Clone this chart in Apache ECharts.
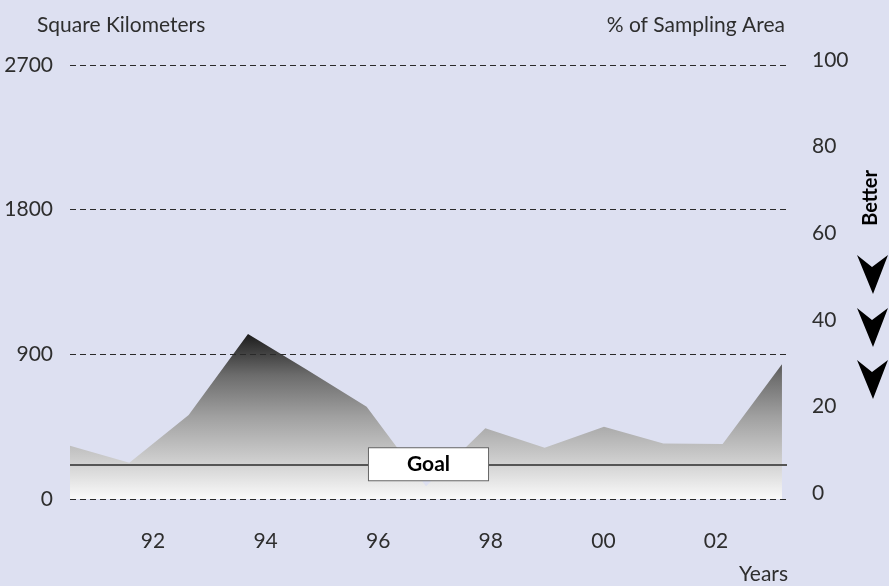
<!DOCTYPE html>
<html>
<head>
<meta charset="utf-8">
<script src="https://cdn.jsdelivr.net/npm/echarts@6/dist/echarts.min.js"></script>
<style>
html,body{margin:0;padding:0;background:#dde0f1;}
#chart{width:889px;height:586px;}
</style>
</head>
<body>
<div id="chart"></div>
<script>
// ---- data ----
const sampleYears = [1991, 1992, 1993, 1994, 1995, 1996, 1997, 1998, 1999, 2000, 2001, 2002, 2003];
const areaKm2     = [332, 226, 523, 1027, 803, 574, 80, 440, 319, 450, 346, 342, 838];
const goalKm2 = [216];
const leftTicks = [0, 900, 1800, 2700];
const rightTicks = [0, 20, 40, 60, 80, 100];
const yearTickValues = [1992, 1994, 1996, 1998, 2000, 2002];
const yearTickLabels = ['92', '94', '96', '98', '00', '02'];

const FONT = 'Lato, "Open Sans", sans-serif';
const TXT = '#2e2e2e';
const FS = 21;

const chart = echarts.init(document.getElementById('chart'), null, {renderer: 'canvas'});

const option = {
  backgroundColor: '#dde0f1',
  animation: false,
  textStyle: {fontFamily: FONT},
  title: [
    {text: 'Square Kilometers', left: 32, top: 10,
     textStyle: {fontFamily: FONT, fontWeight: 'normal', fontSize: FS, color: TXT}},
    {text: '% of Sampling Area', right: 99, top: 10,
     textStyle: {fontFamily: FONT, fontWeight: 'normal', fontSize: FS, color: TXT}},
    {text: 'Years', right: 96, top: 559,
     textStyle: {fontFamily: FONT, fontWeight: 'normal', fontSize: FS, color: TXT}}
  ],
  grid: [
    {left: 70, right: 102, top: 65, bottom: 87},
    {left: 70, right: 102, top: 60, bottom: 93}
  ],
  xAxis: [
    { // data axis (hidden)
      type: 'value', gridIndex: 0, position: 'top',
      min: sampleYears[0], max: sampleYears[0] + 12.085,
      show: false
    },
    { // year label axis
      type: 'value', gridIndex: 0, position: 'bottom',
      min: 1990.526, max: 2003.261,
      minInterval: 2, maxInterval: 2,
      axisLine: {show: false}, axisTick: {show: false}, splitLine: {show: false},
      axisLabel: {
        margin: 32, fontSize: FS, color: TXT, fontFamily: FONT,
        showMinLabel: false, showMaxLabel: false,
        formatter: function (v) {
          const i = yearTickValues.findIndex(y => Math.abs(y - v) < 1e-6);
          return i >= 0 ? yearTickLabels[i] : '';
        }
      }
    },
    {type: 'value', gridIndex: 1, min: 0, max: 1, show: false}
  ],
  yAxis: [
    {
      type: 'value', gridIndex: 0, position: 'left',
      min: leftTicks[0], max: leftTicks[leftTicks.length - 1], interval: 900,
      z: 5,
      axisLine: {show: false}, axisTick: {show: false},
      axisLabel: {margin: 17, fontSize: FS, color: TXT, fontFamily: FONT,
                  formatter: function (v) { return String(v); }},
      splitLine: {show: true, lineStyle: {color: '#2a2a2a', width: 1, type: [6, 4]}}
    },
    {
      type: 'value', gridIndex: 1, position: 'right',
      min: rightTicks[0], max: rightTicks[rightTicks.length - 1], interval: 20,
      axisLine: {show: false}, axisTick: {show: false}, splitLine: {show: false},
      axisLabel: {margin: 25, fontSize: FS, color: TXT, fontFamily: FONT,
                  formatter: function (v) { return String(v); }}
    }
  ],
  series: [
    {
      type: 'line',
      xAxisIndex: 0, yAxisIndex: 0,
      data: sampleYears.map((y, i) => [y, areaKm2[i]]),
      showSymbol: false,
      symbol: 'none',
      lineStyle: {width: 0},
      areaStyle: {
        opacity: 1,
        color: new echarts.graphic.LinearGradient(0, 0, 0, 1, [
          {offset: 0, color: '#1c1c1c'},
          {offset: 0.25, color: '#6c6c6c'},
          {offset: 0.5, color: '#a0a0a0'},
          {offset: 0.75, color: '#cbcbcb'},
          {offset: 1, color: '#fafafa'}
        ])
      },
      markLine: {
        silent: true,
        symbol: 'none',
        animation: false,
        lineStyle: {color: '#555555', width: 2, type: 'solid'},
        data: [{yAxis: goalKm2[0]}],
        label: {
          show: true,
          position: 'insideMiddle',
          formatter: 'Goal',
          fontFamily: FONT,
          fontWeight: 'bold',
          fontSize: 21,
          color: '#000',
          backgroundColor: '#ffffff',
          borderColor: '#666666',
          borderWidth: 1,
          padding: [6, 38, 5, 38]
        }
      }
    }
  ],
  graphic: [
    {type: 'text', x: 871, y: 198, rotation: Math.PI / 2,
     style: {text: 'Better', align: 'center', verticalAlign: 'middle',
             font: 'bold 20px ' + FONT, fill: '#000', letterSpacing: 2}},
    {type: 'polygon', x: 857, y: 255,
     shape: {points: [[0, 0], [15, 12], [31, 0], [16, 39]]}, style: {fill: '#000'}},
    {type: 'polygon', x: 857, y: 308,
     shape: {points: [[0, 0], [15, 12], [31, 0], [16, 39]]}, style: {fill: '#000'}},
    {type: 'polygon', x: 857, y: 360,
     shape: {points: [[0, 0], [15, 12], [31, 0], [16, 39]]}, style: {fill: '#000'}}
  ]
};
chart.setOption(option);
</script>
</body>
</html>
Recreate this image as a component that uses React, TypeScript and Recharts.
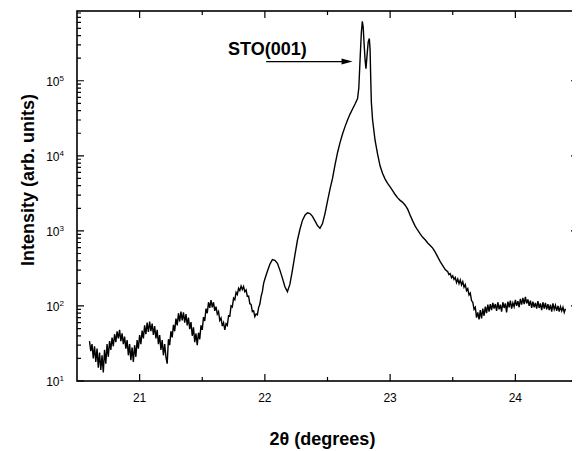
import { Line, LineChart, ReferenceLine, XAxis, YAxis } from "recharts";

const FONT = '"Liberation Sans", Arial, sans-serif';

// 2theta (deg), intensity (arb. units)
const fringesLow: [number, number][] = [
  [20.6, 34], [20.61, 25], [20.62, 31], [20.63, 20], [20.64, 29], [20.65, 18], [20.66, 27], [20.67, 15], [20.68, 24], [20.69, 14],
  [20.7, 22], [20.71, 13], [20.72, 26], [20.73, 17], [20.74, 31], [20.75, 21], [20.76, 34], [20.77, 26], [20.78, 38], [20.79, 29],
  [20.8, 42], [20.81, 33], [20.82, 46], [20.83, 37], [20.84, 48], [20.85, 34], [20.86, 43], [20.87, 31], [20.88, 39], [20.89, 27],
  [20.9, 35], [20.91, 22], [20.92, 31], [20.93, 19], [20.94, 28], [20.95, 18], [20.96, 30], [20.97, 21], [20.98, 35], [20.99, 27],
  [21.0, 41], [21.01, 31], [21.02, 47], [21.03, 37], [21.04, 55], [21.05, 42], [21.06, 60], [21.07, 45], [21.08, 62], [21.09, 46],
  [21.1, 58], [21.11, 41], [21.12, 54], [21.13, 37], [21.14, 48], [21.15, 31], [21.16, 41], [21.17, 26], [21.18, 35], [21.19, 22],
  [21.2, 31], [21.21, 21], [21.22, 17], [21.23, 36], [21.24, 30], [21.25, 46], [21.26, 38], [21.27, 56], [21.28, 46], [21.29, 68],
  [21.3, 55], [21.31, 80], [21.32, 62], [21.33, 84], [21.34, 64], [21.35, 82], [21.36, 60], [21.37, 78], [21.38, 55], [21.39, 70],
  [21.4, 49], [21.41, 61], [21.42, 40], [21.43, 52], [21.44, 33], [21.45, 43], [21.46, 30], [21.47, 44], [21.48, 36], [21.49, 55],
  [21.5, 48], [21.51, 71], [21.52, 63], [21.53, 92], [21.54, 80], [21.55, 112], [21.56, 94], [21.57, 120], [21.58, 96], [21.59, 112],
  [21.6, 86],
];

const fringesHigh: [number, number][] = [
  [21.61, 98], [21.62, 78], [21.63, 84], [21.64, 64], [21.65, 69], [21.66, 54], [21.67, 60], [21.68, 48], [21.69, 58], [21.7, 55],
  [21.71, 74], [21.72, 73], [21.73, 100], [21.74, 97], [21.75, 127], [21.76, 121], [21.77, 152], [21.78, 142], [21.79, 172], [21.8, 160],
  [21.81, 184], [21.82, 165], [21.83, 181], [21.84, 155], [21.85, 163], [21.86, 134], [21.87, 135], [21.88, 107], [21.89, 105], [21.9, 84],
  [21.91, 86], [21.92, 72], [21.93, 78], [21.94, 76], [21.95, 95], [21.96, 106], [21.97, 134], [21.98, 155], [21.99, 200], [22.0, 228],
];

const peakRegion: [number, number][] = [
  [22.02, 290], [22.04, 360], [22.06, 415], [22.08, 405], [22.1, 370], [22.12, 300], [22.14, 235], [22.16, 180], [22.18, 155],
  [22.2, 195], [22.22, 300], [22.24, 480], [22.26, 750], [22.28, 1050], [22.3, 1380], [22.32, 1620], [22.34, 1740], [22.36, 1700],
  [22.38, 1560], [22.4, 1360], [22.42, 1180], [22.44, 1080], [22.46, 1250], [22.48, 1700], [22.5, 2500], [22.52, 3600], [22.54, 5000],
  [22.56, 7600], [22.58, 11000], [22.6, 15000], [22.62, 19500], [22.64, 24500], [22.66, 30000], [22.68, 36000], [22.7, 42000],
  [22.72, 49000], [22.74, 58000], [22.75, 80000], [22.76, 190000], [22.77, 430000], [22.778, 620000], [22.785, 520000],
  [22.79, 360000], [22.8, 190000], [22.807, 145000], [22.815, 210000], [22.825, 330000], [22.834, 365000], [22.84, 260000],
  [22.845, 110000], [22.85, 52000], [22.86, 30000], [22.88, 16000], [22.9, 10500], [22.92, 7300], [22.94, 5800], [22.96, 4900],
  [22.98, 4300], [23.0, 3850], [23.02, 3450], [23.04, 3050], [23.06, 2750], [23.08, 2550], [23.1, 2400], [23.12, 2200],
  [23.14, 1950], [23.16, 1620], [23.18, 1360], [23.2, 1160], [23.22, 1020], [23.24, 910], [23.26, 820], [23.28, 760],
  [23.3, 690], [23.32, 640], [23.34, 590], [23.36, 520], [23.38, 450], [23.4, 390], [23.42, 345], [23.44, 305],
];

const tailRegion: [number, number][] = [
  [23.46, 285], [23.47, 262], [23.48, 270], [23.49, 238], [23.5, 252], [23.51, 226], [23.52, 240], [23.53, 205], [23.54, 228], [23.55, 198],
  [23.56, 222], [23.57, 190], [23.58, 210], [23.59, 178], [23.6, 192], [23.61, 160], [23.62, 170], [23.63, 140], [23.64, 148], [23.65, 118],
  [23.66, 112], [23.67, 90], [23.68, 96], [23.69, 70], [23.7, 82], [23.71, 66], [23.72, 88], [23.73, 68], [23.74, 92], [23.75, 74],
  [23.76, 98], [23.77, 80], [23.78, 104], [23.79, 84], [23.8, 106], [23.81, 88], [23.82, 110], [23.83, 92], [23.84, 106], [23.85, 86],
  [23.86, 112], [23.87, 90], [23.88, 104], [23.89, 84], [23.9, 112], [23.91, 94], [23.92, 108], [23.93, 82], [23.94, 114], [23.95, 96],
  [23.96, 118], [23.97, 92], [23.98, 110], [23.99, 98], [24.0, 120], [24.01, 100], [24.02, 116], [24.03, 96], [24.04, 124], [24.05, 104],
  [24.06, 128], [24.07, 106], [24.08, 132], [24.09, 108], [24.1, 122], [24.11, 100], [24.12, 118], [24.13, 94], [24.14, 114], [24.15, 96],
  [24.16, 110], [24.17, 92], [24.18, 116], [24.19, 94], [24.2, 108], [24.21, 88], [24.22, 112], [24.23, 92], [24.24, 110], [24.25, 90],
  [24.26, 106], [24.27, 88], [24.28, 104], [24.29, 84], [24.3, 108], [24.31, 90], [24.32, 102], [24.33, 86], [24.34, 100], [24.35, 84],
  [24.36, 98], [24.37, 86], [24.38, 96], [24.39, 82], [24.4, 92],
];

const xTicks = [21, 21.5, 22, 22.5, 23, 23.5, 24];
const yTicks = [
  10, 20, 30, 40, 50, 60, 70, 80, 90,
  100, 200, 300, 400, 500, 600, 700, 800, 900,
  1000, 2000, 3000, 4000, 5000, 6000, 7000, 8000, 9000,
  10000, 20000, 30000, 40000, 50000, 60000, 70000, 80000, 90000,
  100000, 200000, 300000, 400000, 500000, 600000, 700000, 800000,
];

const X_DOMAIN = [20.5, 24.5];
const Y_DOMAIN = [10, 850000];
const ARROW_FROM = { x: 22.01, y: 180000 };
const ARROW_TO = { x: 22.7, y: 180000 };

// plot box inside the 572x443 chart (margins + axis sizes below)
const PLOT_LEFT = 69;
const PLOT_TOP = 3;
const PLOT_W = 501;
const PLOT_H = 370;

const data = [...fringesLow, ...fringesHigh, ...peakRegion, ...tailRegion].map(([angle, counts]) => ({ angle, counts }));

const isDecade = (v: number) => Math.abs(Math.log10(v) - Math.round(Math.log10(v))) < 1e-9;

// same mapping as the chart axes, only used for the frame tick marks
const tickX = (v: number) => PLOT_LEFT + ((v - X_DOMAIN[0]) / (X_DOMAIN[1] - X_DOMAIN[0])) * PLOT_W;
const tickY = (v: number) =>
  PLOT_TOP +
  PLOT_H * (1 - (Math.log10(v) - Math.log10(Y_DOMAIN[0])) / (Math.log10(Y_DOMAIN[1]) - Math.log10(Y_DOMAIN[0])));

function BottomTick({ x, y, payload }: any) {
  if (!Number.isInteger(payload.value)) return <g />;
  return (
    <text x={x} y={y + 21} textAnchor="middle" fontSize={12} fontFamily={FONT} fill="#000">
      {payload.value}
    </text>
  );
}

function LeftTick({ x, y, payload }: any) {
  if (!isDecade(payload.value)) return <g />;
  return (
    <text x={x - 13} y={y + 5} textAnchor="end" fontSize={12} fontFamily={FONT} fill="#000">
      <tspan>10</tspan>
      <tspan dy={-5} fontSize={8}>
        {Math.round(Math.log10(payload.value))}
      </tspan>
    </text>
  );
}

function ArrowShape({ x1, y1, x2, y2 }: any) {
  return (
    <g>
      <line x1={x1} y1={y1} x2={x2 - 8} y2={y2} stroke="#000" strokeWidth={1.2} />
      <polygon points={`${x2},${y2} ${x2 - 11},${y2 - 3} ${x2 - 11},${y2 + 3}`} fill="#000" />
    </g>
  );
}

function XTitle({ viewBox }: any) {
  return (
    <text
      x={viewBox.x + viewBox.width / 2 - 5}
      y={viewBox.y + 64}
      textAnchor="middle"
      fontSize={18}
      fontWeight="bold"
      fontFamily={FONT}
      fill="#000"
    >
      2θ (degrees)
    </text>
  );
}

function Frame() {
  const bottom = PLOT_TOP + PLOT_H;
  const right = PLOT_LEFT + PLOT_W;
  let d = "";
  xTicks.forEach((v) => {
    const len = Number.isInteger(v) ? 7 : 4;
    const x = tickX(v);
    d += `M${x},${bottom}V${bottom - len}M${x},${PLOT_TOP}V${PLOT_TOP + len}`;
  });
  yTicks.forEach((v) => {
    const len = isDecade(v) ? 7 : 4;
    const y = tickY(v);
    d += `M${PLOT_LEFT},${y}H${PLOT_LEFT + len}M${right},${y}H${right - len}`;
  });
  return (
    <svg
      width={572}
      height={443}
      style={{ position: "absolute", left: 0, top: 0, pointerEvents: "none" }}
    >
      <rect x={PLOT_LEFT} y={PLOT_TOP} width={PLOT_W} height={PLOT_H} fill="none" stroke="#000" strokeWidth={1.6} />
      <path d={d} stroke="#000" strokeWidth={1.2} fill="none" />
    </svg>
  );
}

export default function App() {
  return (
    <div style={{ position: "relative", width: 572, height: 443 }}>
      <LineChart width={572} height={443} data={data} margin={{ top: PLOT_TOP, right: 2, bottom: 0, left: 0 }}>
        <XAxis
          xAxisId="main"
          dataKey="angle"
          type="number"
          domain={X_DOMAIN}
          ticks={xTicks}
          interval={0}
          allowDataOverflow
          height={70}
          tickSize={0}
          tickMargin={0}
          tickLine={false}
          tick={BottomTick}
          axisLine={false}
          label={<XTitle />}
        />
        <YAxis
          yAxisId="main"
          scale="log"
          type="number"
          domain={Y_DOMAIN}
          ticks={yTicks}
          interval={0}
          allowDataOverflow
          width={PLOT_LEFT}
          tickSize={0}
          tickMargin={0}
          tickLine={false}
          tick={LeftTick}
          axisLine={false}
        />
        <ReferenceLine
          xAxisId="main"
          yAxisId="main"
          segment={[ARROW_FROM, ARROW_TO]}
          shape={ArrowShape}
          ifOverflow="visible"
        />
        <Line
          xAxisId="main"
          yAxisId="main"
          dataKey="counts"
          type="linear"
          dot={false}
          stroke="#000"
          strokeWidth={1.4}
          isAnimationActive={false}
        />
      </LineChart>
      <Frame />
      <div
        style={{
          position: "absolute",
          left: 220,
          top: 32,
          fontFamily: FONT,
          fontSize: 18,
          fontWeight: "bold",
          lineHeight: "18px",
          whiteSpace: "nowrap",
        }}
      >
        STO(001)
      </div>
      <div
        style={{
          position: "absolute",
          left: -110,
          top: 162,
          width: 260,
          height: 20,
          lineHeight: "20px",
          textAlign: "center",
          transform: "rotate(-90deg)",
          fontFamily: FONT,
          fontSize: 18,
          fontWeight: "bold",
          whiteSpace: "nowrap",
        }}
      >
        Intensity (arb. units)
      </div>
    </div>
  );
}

Goal of the exercise: Leave the pictures out and reproduce exactly the lines from the top of the listing above through the line with "const yearTickLabels = ['92', '94', '96', '98', '00', '02'];".

Problem solution:
Clone this chart in Apache ECharts.
<!DOCTYPE html>
<html>
<head>
<meta charset="utf-8">
<script src="https://cdn.jsdelivr.net/npm/echarts@6/dist/echarts.min.js"></script>
<style>
html,body{margin:0;padding:0;background:#dde0f1;}
#chart{width:889px;height:586px;}
</style>
</head>
<body>
<div id="chart"></div>
<script>
// ---- data ----
const sampleYears = [1991, 1992, 1993, 1994, 1995, 1996, 1997, 1998, 1999, 2000, 2001, 2002, 2003];
const areaKm2     = [332, 226, 523, 1027, 803, 574, 80, 440, 319, 450, 346, 342, 838];
const goalKm2 = [216];
const leftTicks = [0, 900, 1800, 2700];
const rightTicks = [0, 20, 40, 60, 80, 100];
const yearTickValues = [1992, 1994, 1996, 1998, 2000, 2002];
const yearTickLabels = ['92', '94', '96', '98', '00', '02'];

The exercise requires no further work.